# Do Burton Mint run incredibly small or is it just me? + women's boots recommendations



## DSun (Mar 2, 2014)

I'm planning to buy my first snowboard boots in the next few days, and as everyone suggested, I'm trying on as many pairs as possible... 
So far I've tried Mint, Northwave Dhalia and a pair of Vans a while back (I can't recall the model).

The Vans boots were a 38.5 which is exactly my size, and the fit was good. However they were too soft.
Then I tried the Mint in 39, they felt *tiny*. 39.5, still too small. I went all the way up to women's size 40 and they still felt a little tight in the front - but my heel was too loose.
Then I tried the Dhalia in 40 and they were a better fit, not perfect.

Does anyone else have a similar experience with Mint? 
Have you had any experience using the Northwave Dhalia?
Any other recommendations for women's boots? :dunno: (medium stiffness) 

Thanks!


----------



## MelC (Mar 6, 2012)

I like my Salomons. Fit is totally personal though. Personally I have never tried on a pair of Burtons that fit me right. Similar experience that the toe box always felt too small.


----------



## stealthyc (Oct 27, 2011)

I have had Nitro, Burton, Salomon, Ride, and Northwave boots. Like MelC said, boots are a very personal fit. 

So for what it's worth, my Northwaves felt great at first but packed out a lot and fairly quickly. 

The Nitros were INCREDIBLY narrow in the heel. I have very narrow heels so that was fine for me, but they probably would have been painful for most people. 

The Burtons I bought for $290 didn't do it for me. I wore them approx. 9 times and disliked them so much I sold them for $60 just to be rid of them. 

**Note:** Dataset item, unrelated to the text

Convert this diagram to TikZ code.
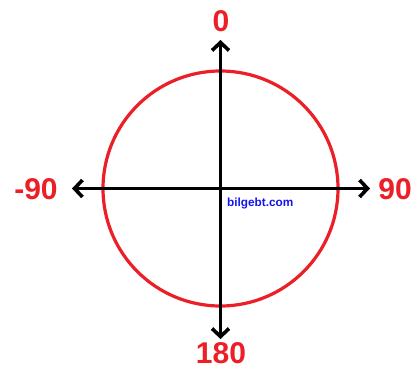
\documentclass[tikz,border=0pt]{standalone}
\usepackage{fontspec}
\setmainfont{Liberation Sans}
\usetikzlibrary{arrows.meta}
\definecolor{labred}{RGB}{236,30,38}
\definecolor{webblue}{RGB}{20,20,235}
\tikzset{
  axis/.style={line width=3.8pt, black, -{Straight Barb[length=8pt,width=17pt,line width=3.6pt]}},
  ring/.style={line width=3.2pt, labred},
  anglelabel/.style={font=\bfseries\fontsize{30}{30}\selectfont, text=labred, inner sep=0pt},
  credit/.style={font=\bfseries\fontsize{11.8}{12}\selectfont, text=webblue, inner sep=0pt, anchor=west}
}
\begin{document}
\begin{tikzpicture}[x=1pt,y=-1pt]
\useasboundingbox (0,0) rectangle (417,369);
\coordinate (c) at (220.5,188.5);
\node[ring, draw, circle, minimum size=235pt, inner sep=0pt] (ring) at (c) {};
\coordinate (top) at (220.5,40);
\coordinate (bottom) at (220.5,339);
\coordinate (left) at (72,188.5);
\coordinate (right) at (370,188.5);
\draw[axis] (c) -- (top);
\draw[axis] (c) -- (bottom);
\draw[axis] (c) -- (left);
\draw[axis] (c) -- (right);
\node[anglelabel] (l0) at (221,21) {0};
\node[anglelabel] (lm90) at (36,189.5) {-90};
\node[anglelabel] (l90) at (395,189.5) {90};
\node[anglelabel] (l180) at (221,353.5) {180};
\node[credit] (web) at (227,203) {bilgebt.com};
\end{tikzpicture}
\end{document}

The Ride Cadence was a nice boot, but an articulated piece in the calf broke so there is no support left in the calf area. And BOA is one of those things…I had a pressure point from it, but a lot of people really like BOA. It was certainly easy to get in and out of my boots and make quick adjustments. 

The Salomon Kianas have been pretty good. They feel pretty true to size and though they started off very stiff, they loosened up after a bit (not loosened like lots of packing out, just broken in). I have had trouble with the speed lacing on mine, but they are last year's and I think they have tweaked the system. The laces pop undone sometimes when I am riding along. Even given the issue with lacing, I would look at Salomon again. They are the best boots I have had so far. 

Good luck!


----------



## MelC (Mar 6, 2012)

Mine are the F somethings, not the higher model but the lower F model but they discontinued it. I have not had any issues with the speed lacing unlocking or loosening up however. I will say that the pull handle for the speed lacing is bulky on mine and although it has a clip it doesn't always stay in the boot which has on occasion resulted in a death defying dance as I try to stay upright on my board with the pull handle dancing and weaving along the edge of my board. I have however solved this 100% by just pulling my gaiters over the boot so that if the toggle comes loose it is still safely secured by the elastic border at the bottom. That is the only complaint I have had about these boots in all the years I have ridden them (5ish?). They have barely packed out at all but I do find now that a slightly thicker sock is better than a too thin one. Thinking I may try an insole just to see if that helps to fill them out a bit since I really don't want to go through the whole boot shopping thing again particularly since they discontinued this model. If I were to look, however, for me Salomon would be top of my list.


----------



## GnuBie (Mar 14, 2014)

DSun said:


> I'm planning to buy my first snowboard boots in the next few days, and as everyone suggested, I'm trying on as many pairs as possible...
> So far I've tried Mint, Northwave Dhalia and a pair of Vans a while back (I can't recall the model).
> 
> The Vans boots were a 38.5 which is exactly my size, and the fit was good. However they were too soft.
> ...



The Burton Mint's absolutely crushed my toes too. I normally wear a 7 and could barely get them off & on. Had to go all the way up to an 8 to get my foot in there comfortably but still had a lot of toe pressure.

Not My cup o' Tea


----------



## essie52 (Mar 19, 2014)

Much like clothing I find sizing on boots/shoes highly dependent on make and model. For example, my ski boots are size 5.5 (mondo 22.5), my board boots are 6.5 (mondo 23.5), and my street shoes are 7.5 (mondo 24.5). I do not understand how people have success ordering shoes online; I wish I could.

E


----------